Golf: a good walk spoiled, a 4-letter word?
Posted on: May 26,2013
(The Mississippi Press Association is syndicating a weekly Rick Cleveland column that runs in several Mississippi newspapers, weeklies and dailies. Those interested should contact Monica Gilmer at mgilmer@mspress.org … What follows is last week’s column.)
Mark Twain, the great American humorist and writer, once called golf “a good walk spoiled.”
While I hesitate to quibble with Twain, a man of such remarkable intellect, I respectfully disagree. Then again, I don’t walk when I play golf. I ride.
No doubt, Twain had a point, to a point. A poor round of golf can spoil your day if you let it. This past weekend, I played in a 54-hole golf tournament. Yes, I rode. At this juncture in life, after having played golf for more than 50 years, I do not let golf, no matter how putridly I play, spoil my day.
After all, golf already has spoiled my lower back, which is why I rarely play. But when I do play, I play with good friends, and I enjoy the sunshine, the good ride and the mostly bad golf.
Sir Winston Churchill had the best description of golf when he said it is a game in which “the aim is to hit a very small ball into a slightly larger hole with weapons singularly ill-designed for the purpose.”
Churchill obviously had golfed.
So had the great American writer John Updike, who wrote, “Golf appeals to the idiot in us and the child. Just how childlike golfers become is proven by their frequent inability to count past five.”
I count past five all too often.
In fact, I would have to count high into the hundreds upon hundreds to reach the number of rounds of golf played in my lifetime. As kids, we played nearly ever summer day, sometimes 36 or 54 holes in a day. Back then, we walked.
During my career as a sports writer, which often meant working nights, I played lots and lots of golf. Too much golf, my wife would surely tell you.
I do not regret it, but sometimes contemplate what could have been
achieved with all that time spent on the golf course.
I could have written books, a library full. I could have learned at least 20 different languages. Heck, I could have written all those books in different languages.
I could have done yard work as a second job, made tens of thousands of dollars, invested it in the stock market and become a multi-millionaire. I could have played tennis and gotten much more exercise. I could have just walked, without golf clubs, and have been so much leaner than the pudgy guy who looks back at me in the mirror.
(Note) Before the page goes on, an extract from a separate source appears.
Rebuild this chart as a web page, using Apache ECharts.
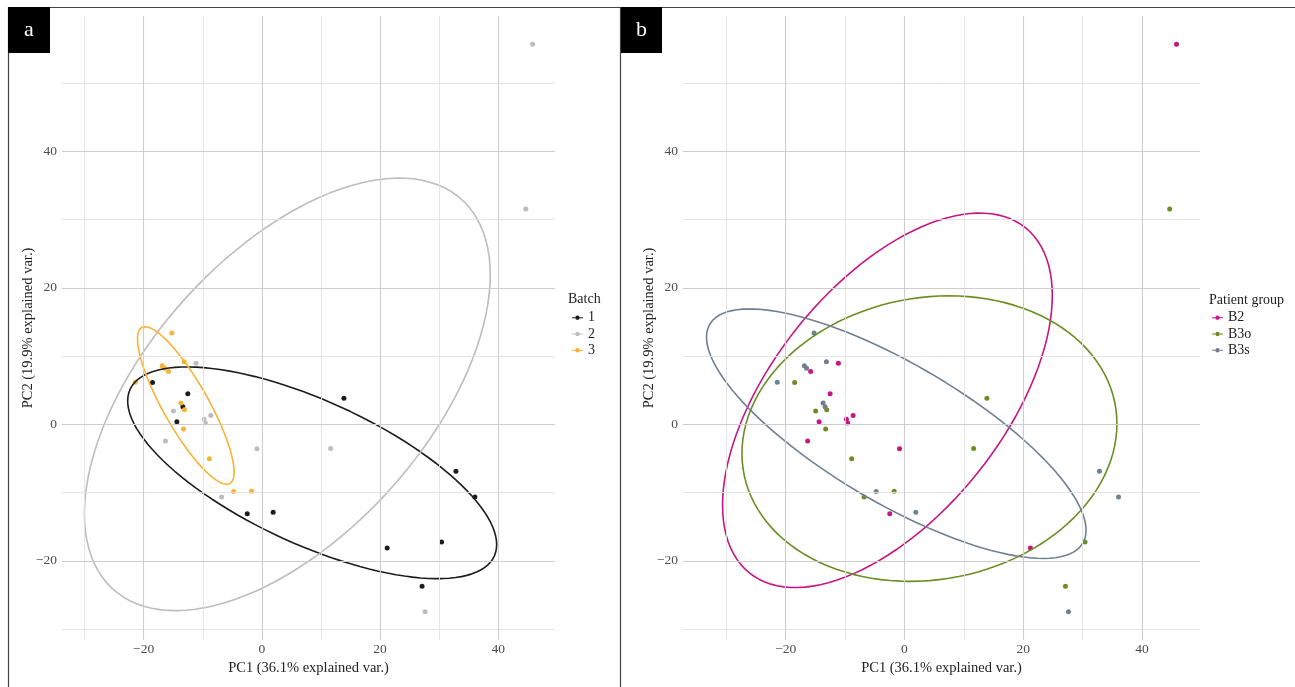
<!DOCTYPE html>
<html>
<head>
<meta charset="utf-8">
<script src="https://cdn.jsdelivr.net/npm/echarts@6/dist/echarts.min.js"></script>
<style>
  html, body { margin: 0; padding: 0; background: #ffffff; }
  #chart { width: 1295px; height: 687px; }
</style>
</head>
<body>
<div id="chart"></div>
<script>
// PCA scores of the 36 samples (first two components)
const pc1 = [
  -18.50, -12.53, -13.37, -14.38, -2.48, 1.91, 13.88, 32.83, 36.04, 30.40, 21.20, 27.10,
  -11.13, -14.96, -8.65, -9.78, -9.56, -16.31, -0.84, -6.80, 11.64, 27.61, 45.80, 44.65,
  -15.23, -13.15, -16.86, -16.48, -15.80, -21.42, -13.71, -13.10, -13.27, -8.89, -4.77, -1.74
];
const pc2 = [
  6.13, 4.51, 2.60, 0.40, -13.09, -12.88, 3.82, -6.85, -10.63, -17.25, -18.13, -23.72,
  8.97, 1.97, 1.32, 0.74, 0.21, -2.44, -3.57, -10.63, -3.53, -27.44, 55.70, 31.57,
  13.38, 9.18, 8.59, 8.24, 7.75, 6.18, 3.15, 2.16, -0.68, -5.04, -9.85, -9.79
];
const batch = [
  '1','1','1','1','1','1','1','1','1','1','1','1',
  '2','2','2','2','2','2','2','2','2','2','2','2',
  '3','3','3','3','3','3','3','3','3','3','3','3'
];
const patientGroup = [
  'B3o','B2','B3s','B2','B2','B3s','B3o','B3s','B3s','B3o','B2','B3o',
  'B2','B3o','B2','B2','B2','B2','B2','B3o','B3o','B3s','B2','B3o',
  'B3s','B3s','B3s','B3s','B2','B3s','B3s','B3o','B3o','B3o','B3s','B3o'
];

const batchLevels = ['1', '2', '3'];
const groupLevels = ['B2', 'B3o', 'B3s'];
const batchColors = ['#1c1c1c', '#bdbdbd', '#f9b233'];
const groupColors = ['#c71585', '#6b8e23', '#708090'];

const xTitle = 'PC1 (36.1% explained var.)';
const yTitle = 'PC2 (19.9% explained var.)';
const ellipseProb = 0.68;

const FONT = '"Liberation Serif", "DejaVu Serif", serif';

// Normal-theory concentration ellipse: mean + sqrt(qchisq(p, 2)) * circle %*% chol(cov)
function concentrationEllipse(xs, ys, prob) {
  const n = xs.length;
  const mx = xs.reduce((s, v) => s + v, 0) / n;
  const my = ys.reduce((s, v) => s + v, 0) / n;
  let sxx = 0, sxy = 0, syy = 0;
  for (let i = 0; i < n; i++) {
    const dx = xs[i] - mx, dy = ys[i] - my;
    sxx += dx * dx; sxy += dx * dy; syy += dy * dy;
  }
  sxx /= (n - 1); sxy /= (n - 1); syy /= (n - 1);
  const a = Math.sqrt(sxx), b = sxy / a, c = Math.sqrt(syy - b * b);
  const ed = Math.sqrt(-2 * Math.log(1 - prob));
  const pts = [];
  const seg = 120;
  for (let k = 0; k <= seg; k++) {
    const t = -Math.PI + 2 * Math.PI * k / seg;
    const ct = Math.cos(t), st = Math.sin(t);
    pts.push([mx + ed * a * ct, my + ed * (b * ct + c * st)]);
  }
  return pts;
}

function buildPanel(groupKey, levels) {
  const points = {}, ellipses = {};
  levels.forEach(lv => {
    const xs = [], ys = [];
    pc1.forEach((v, i) => { if (groupKey[i] === lv) { xs.push(v); ys.push(pc2[i]); } });
    points[lv] = xs.map((v, i) => [v, ys[i]]);
    ellipses[lv] = concentrationEllipse(xs, ys, ellipseProb);
  });
  // data range over points and ellipse paths, expanded by 5% each side
  const all = [];
  levels.forEach(lv => { all.push(...points[lv], ...ellipses[lv]); });
  const xv = all.map(p => p[0]), yv = all.map(p => p[1]);
  const xr = [Math.min(...xv), Math.max(...xv)];
  const yr = [Math.min(...yv), Math.max(...yv)];
  const ex = (xr[1] - xr[0]) * 0.05, ey = (yr[1] - yr[0]) * 0.05;
  return {
    points, ellipses,
    xlim: [xr[0] - ex, xr[1] + ex],
    ylim: [yr[0] - ey, yr[1] + ey]
  };
}

function breaks(lim, step) {
  const major = [], minor = [];
  const start = Math.ceil(lim[0] / step) * step;
  for (let v = start; v <= lim[1]; v += step) major.push(v);
  const ext = [major[0] - step, ...major, major[major.length - 1] + step];
  for (let i = 0; i < ext.length - 1; i++) {
    const m = (ext[i] + ext[i + 1]) / 2;
    if (m >= lim[0] && m <= lim[1]) minor.push(m);
  }
  return { major, minor };
}

const panelA = buildPanel(batch, batchLevels);
const panelB = buildPanel(patientGroup, groupLevels);

const MAJOR = { color: '#cdcdcd', width: 1.1, type: 'solid' };
const MINOR = { color: '#e2e2e2', width: 0.9, type: 'solid' };

function gridSeries(idx, panel) {
  const bx = breaks(panel.xlim, 20), by = breaks(panel.ylim, 20);
  const data = [];
  by.minor.forEach(v => data.push({ yAxis: v, lineStyle: MINOR }));
  bx.minor.forEach(v => data.push({ xAxis: v, lineStyle: MINOR }));
  by.major.forEach(v => data.push({ yAxis: v, lineStyle: MAJOR }));
  bx.major.forEach(v => data.push({ xAxis: v, lineStyle: MAJOR }));
  return {
    type: 'line', xAxisIndex: idx, yAxisIndex: idx, data: [], silent: true, z: 0,
    markLine: {
      silent: true, symbol: ['none', 'none'], animation: false,
      label: { show: false }, emphasis: { disabled: true },
      data
    }
  };
}

function panelSeries(idx, panel, levels, colors) {
  const s = [gridSeries(idx, panel)];
  levels.forEach((lv, k) => {
    s.push({
      name: lv, type: 'scatter', xAxisIndex: idx, yAxisIndex: idx,
      symbol: 'circle', symbolSize: 5, z: 2,
      itemStyle: { color: colors[k], opacity: 1 },
      data: panel.points[lv]
    });
  });
  levels.forEach((lv, k) => {
    s.push({
      name: 'ellipse ' + lv, type: 'line', xAxisIndex: idx, yAxisIndex: idx,
      showSymbol: false, smooth: false, z: 3, silent: true,
      lineStyle: { color: colors[k], width: 1.6 },
      data: panel.ellipses[lv]
    });
  });
  return s;
}

const fmt = v => (v < 0 ? '\u2212' + Math.abs(v) : String(v));

function xAxisCfg(idx, panel) {
  return {
    type: 'value', gridIndex: idx, min: panel.xlim[0], max: panel.xlim[1],
    axisLine: { show: false }, axisTick: { show: false }, splitLine: { show: false },
    axisLabel: {
      customValues: breaks(panel.xlim, 20).major, formatter: fmt,
      color: '#4d4d4d', fontSize: 13.5, fontFamily: FONT, margin: 2
    },
    name: xTitle, nameLocation: 'middle', nameGap: 21,
    nameTextStyle: { color: '#222', fontSize: 14.5, fontFamily: FONT }
  };
}
function yAxisCfg(idx, panel) {
  return {
    type: 'value', gridIndex: idx, min: panel.ylim[0], max: panel.ylim[1],
    axisLine: { show: false }, axisTick: { show: false }, splitLine: { show: false },
    axisLabel: {
      customValues: breaks(panel.ylim, 20).major, formatter: fmt,
      color: '#4d4d4d', fontSize: 13.5, fontFamily: FONT, margin: 5
    },
    name: yTitle, nameLocation: 'middle', nameGap: 26, nameRotate: 90,
    nameMoveOverlap: false,
    nameTextStyle: { color: '#222', fontSize: 14.5, fontFamily: FONT }
  };
}

// legend key: short line with a dot in its middle
const keyIcon = 'path://M0,2.1L3.4,2.1L3.4,3.1L0,3.1Z M7.6,2.1L11,2.1L11,3.1L7.6,3.1Z M3.3,2.6A2.2,2.2 0 1 0 7.7,2.6A2.2,2.2 0 1 0 3.3,2.6Z';

function legendCfg(left, names) {
  return {
    orient: 'vertical', left, top: 304.5, data: names,
    icon: keyIcon, itemWidth: 11, itemHeight: 5, itemGap: 0,
    selectedMode: false,
    textStyle: { fontFamily: FONT, fontSize: 14, color: '#222', lineHeight: 16.3 }
  };
}

const frame = '#444';
const graphic = [
  { type: 'line', shape: { x1: 8, y1: 7.5, x2: 1295, y2: 7.5 }, style: { stroke: frame, lineWidth: 1.2 }, silent: true },
  { type: 'line', shape: { x1: 8.5, y1: 7, x2: 8.5, y2: 687 }, style: { stroke: frame, lineWidth: 1.2 }, silent: true },
  { type: 'line', shape: { x1: 620.5, y1: 7, x2: 620.5, y2: 687 }, style: { stroke: frame, lineWidth: 1.2 }, silent: true },
  { type: 'rect', shape: { x: 8, y: 7, width: 42, height: 46 }, style: { fill: '#000' }, silent: true },
  { type: 'rect', shape: { x: 621, y: 7, width: 41, height: 46 }, style: { fill: '#000' }, silent: true },
  { type: 'text', x: 29, y: 30, style: { text: 'a', fill: '#fff', font: '22px ' + FONT, textAlign: 'center', textVerticalAlign: 'middle' }, silent: true },
  { type: 'text', x: 641.5, y: 30, style: { text: 'b', fill: '#fff', font: '22px ' + FONT, textAlign: 'center', textVerticalAlign: 'middle' }, silent: true },
  { type: 'text', x: 568, y: 299, style: { text: 'Batch', fill: '#222', font: '14px ' + FONT, textAlign: 'left', textVerticalAlign: 'middle' }, silent: true },
  { type: 'text', x: 1209, y: 300, style: { text: 'Patient group', fill: '#222', font: '14px ' + FONT, textAlign: 'left', textVerticalAlign: 'middle' }, silent: true }
];

const chart = echarts.init(document.getElementById('chart'), null, { renderer: 'canvas' });
chart.setOption({
  animation: false,
  backgroundColor: '#ffffff',
  grid: [
    { left: 62, top: 16, width: 493, height: 624, containLabel: false },
    { left: 683, top: 16, width: 517, height: 624, containLabel: false }
  ],
  xAxis: [xAxisCfg(0, panelA), xAxisCfg(1, panelB)],
  yAxis: [yAxisCfg(0, panelA), yAxisCfg(1, panelB)],
  legend: [legendCfg(567, batchLevels), legendCfg(1207, groupLevels)],
  graphic,
  series: [
    ...panelSeries(0, panelA, batchLevels, batchColors),
    ...panelSeries(1, panelB, groupLevels, groupColors)
  ]
});
</script>
</body>
</html>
I could have learned to re-grip and repair golf clubs, and made tons of money off of all those other fools.
It just goes on and on…so many hours of golf, so much money spent on golf, and so little to show for it, other than a creaky back that goes completely out on me once or twice a year.
And still I love it, even though I sometimes agree with the great golfer Ray Floyd, when he says golf got its name only because “all the other four-letter words were taken.”
I play less and less these days, but I seem to enjoy it more. My handicap, once down to three, has now soared into double figures.
I will play occasionally as my back allows, but I’ll do so in complete agreement with evangelist Billy Graham, who knows a thing or two about prayer, and has been an avid golfer. Said Graham: “The only place my prayers are never answered is on a golf course.”